Stochastic Gradient Descent with Polyak Momentum (SGD-M), also referred to as the Stochastic Heavy-Ball method (SHB), is a foundational algorithm in large-scale optimization and machine learning. It incorporates the classical momentum term introduced by Boris Polyak to accelerate convergence, improve variance reduction, and enhance stability in stochastic environments. The following exposition rigorously details the key algorithmic properties, convergence theory, variance dynamics, inexactness tolerance, and applications, as established in current research literature (Gao et al., 5 Mar 2024).

1. Problem Formulation and Stochastic Oracle

SGD-M is applied to composite optimization problems of the form

$\min_{x \in \mathbb{R}^d}\; F(x) = f(x) + \psi(x),$

where

$f: \mathbb{R}^d \to \mathbb{R}$ is differentiable and $L$ -smooth (i.e., $\|\nabla f(x) - \nabla f(y)\| \leq L \|x-y\|$ ),
$\psi$ is a “simple” convex function or indicator, admitting efficient proximal mapping.

The algorithm accesses $f$ through a stochastic first-order oracle: $g(x;\xi) \text{ with } \mathbb{E}[g(x;\xi)] = \nabla f(x), \quad \mathbb{E}[\|g(x;\xi) - \nabla f(x)\|^2] \leq \sigma^2,$ which models potentially significant stochastic noise due to small batch sizes, as in modern deep learning practice.

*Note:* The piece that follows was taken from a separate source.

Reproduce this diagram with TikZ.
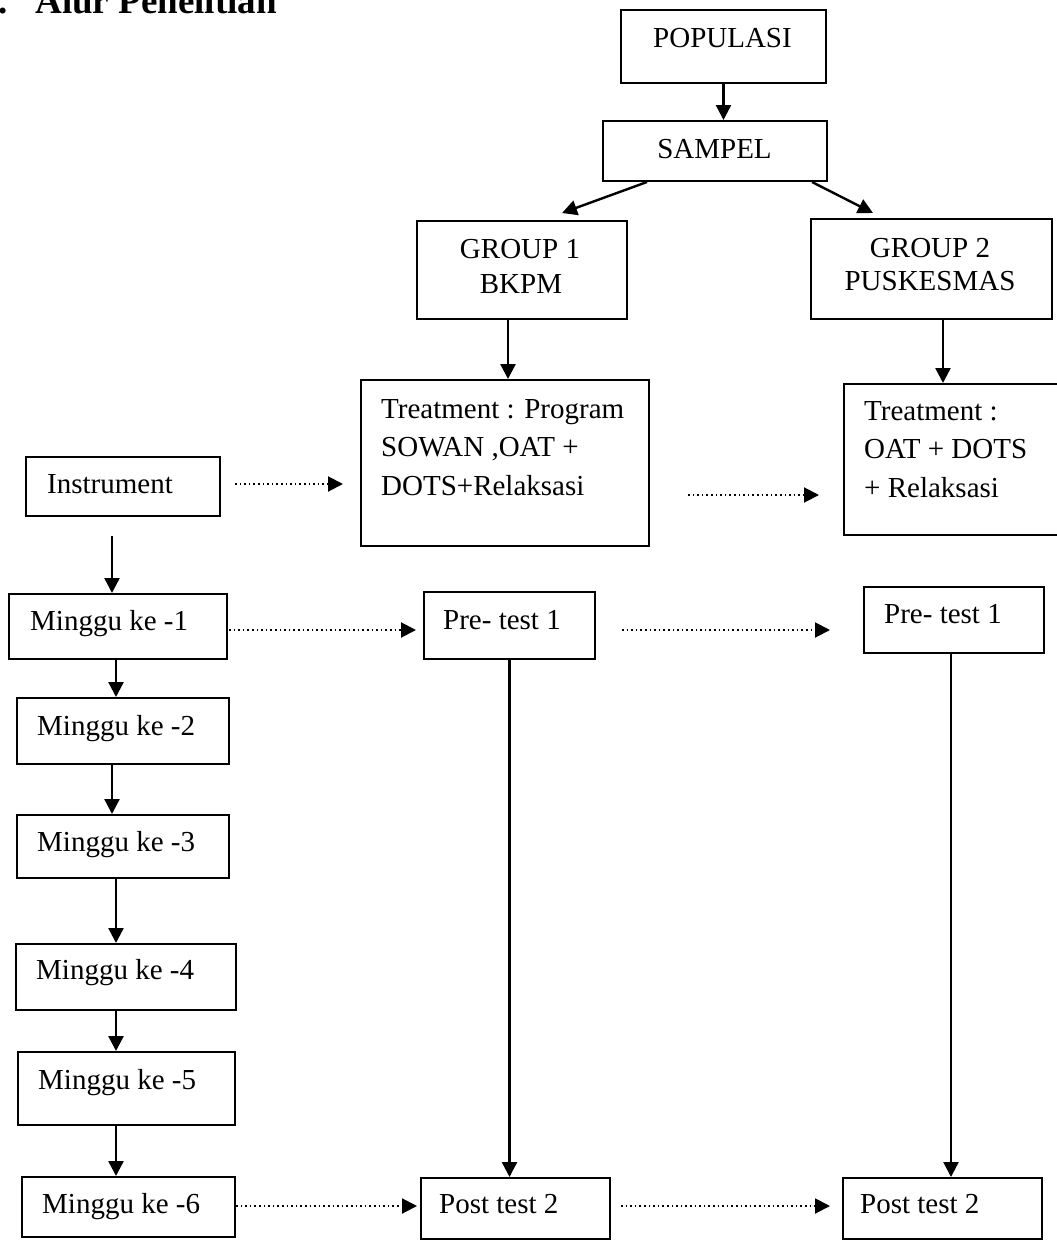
\documentclass[tikz,border=0pt]{standalone}
\usepackage{fontspec}
\setmainfont{Liberation Serif}
\usetikzlibrary{arrows.meta,calc}

\begin{document}
\begin{tikzpicture}[x=1pt,y=-1pt,
  box/.style={draw, line width=2pt, inner sep=0pt, anchor=north west},
  lbl/.style={inner sep=0pt, font=\fontsize{29}{38}\selectfont},
  lblw/.style={lbl, anchor=base west},
  lblc/.style={lbl, anchor=base},
  arr/.style={line width=2.4pt, -{Triangle[length=15pt,width=15pt]}},
  dotarr/.style={line width=2pt, dash pattern=on 1.6pt off 3pt,
    -{Triangle[length=15pt,width=15pt]}}]

\useasboundingbox (0,0) rectangle (1057,1240);

% heading, partly above the page
\node[inner sep=0pt, anchor=base west, font=\fontsize{37}{44}\selectfont\bfseries]
  (heading) at (-2,13) {.\hspace{28pt}Alur Penelitian};

% boxes
\node[box, minimum width=205pt, minimum height=73pt]  (populasi)   at (620,9)    {};
\node[box, minimum width=224pt, minimum height=60pt]  (sampel)     at (602,120)  {};
\node[box, minimum width=210pt, minimum height=98pt]  (group1)     at (416,220)  {};
\node[box, minimum width=241pt, minimum height=100pt] (group2)     at (810,218)  {};
\node[box, minimum width=288pt, minimum height=166pt] (treat1)     at (360,379)  {};
\node[box, minimum width=219pt, minimum height=151pt] (treat2)     at (843,383)  {};
\node[box, minimum width=194pt, minimum height=59pt]  (instrument) at (25,456)   {};
\node[box, minimum width=218pt, minimum height=65pt]  (m1)         at (8,593)    {};
\node[box, minimum width=212pt, minimum height=66pt]  (m2)         at (16,697)   {};
\node[box, minimum width=212pt, minimum height=63pt]  (m3)         at (16,814)   {};
\node[box, minimum width=220pt, minimum height=66pt]  (m4)         at (15,943)   {};
\node[box, minimum width=217pt, minimum height=73pt]  (m5)         at (17,1051)  {};
\node[box, minimum width=213pt, minimum height=60pt]  (m6)         at (21,1176)  {};
\node[box, minimum width=171pt, minimum height=67pt]  (pre1)       at (423,591)  {};
\node[box, minimum width=180pt, minimum height=66pt]  (pre2)       at (863,586)  {};
\node[box, minimum width=189pt, minimum height=61pt]  (post1)      at (420,1177) {};
\node[box, minimum width=199pt, minimum height=61pt]  (post2)      at (842,1177) {};

% texts
\node[lblc] (populasi-t) at (722.5,47) {POPULASI};
\node[lblc] (sampel-t)   at (714.5,158) {SAMPEL};
\node[lblc] (group1-a)   at (520,258) {GROUP 1};
\node[lblc] (group1-b)   at (521,293) {BKPM};
\node[lblc] (group2-a)   at (930,257) {GROUP 2};
\node[lblc] (group2-b)   at (930,290) {PUSKESMAS};
\node[lblw] (treat1-a)   at (381,418) {Treatment : Program};
\node[lblw] (treat1-b)   at (381,456) {SOWAN ,OAT +};
\node[lblw] (treat1-c)   at (381,495) {DOTS+Relaksasi};
\node[lblw] (treat2-a)   at (864,420) {Treatment :};
\node[lblw] (treat2-b)   at (864,458) {OAT + DOTS};
\node[lblw] (treat2-c)   at (864,497) {+ Relaksasi};
\node[lblw] (instrument-t) at (47,493) {Instrument};
\node[lblw] (m1-t) at (30,630)  {Minggu ke -1};
\node[lblw] (m2-t) at (37,735)  {Minggu ke -2};
\node[lblw] (m3-t) at (37,851)  {Minggu ke -3};
\node[lblw] (m4-t) at (36,979)  {Minggu ke -4};
\node[lblw] (m5-t) at (38,1089) {Minggu ke -5};
\node[lblw] (m6-t) at (42,1213) {Minggu ke -6};
\node[lblw] (pre1-t)  at (443,629)  {Pre- test 1};
\node[lblw] (pre2-t)  at (884,623)  {Pre- test 1};
\node[lblw] (post1-t) at (439,1213) {Post test 2};
\node[lblw] (post2-t) at (860,1213) {Post test 2};

% solid connectors
\draw[arr] (populasi.south) -- (populasi.south |- sampel.north);
\draw[arr] ($(sampel.south west)+(45,0)$) -- ($(group1.north west)+(146,-7)$);
\draw[arr] ($(sampel.south east)+(-16,0)$) -- ($(group2.north west)+(63,-5)$);

\coordinate (g1s) at ($(group1.south west)+(92,0)$);
\coordinate (g2s) at ($(group2.south west)+(133,0)$);
\draw[arr] (g1s) -- (g1s |- treat1.north);
\draw[arr] (g2s) -- (g2s |- treat2.north);

\coordinate (a0) at ($(instrument.south west)+(87,19)$);
\coordinate (a1) at ($(m1.south west)+(108,0)$);
\coordinate (a2) at ($(m2.south west)+(96,0)$);
\coordinate (a3) at ($(m3.south west)+(100,0)$);
\coordinate (a4) at ($(m4.south west)+(101,0)$);
\coordinate (a5) at ($(m5.south west)+(99,0)$);
\draw[arr] (a0) -- (a0 |- m1.north);
\draw[arr] (a1) -- (a1 |- m2.north);
\draw[arr] (a2) -- (a2 |- m3.north);
\draw[arr] (a3) -- (a3 |- m4.north);
\draw[arr] (a4) -- (a4 |- m5.north);
\draw[arr] (a5) -- (a5 |- m6.north);

\draw[arr] (pre1.south) -- (pre1.south |- post1.north);
\draw[arr] ($(pre2.south)+(-3,0)$) coordinate (p2s) -- (p2s |- post2.north);

% dotted connectors
\coordinate (d0) at ($(instrument.east)+(14,-2.5)$);
\coordinate (d1) at ($(treat1.east)+(38,32)$);
\coordinate (d2) at ($(m1.east)+(1,3.5)$);
\coordinate (d3) at ($(pre1.east)+(26,4.5)$);
\coordinate (d4) at ($(m6.east)+(0,-1)$);
\coordinate (d5) at ($(post1.east)+(10,-2.5)$);
\draw[dotarr] (d0) -- ($(d0 -| treat1.west)+(-17,0)$);
\draw[dotarr] (d1) -- ($(d1 -| treat2.west)+(-24,0)$);
\draw[dotarr] (d2) -- ($(d2 -| pre1.west)+(-7,0)$);
\draw[dotarr] (d3) -- ($(d3 -| pre2.west)+(-33,0)$);
\draw[dotarr] (d4) -- ($(d4 -| post1.west)+(-3,0)$);
\draw[dotarr] (d5) -- ($(d5 -| post2.west)+(-12,0)$);

\end{tikzpicture}
\end{document}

2. SGD-M Algorithm and Proximal Dynamics

SGD-M maintains

a sequence of iterates $\{x_k\}$ , and
a momentum buffer $\{m_k\}$ .

At each iteration $k$ :

Sample $\xi_k$ and form stochastic gradient $g_k = g(x_k; \xi_k)$ .
Update momentum:

$m_k = (1-\gamma) m_{k-1} + \gamma g_k,$

with momentum coefficient $\gamma \in (0,1)$ (Polyak convention: moving-average style).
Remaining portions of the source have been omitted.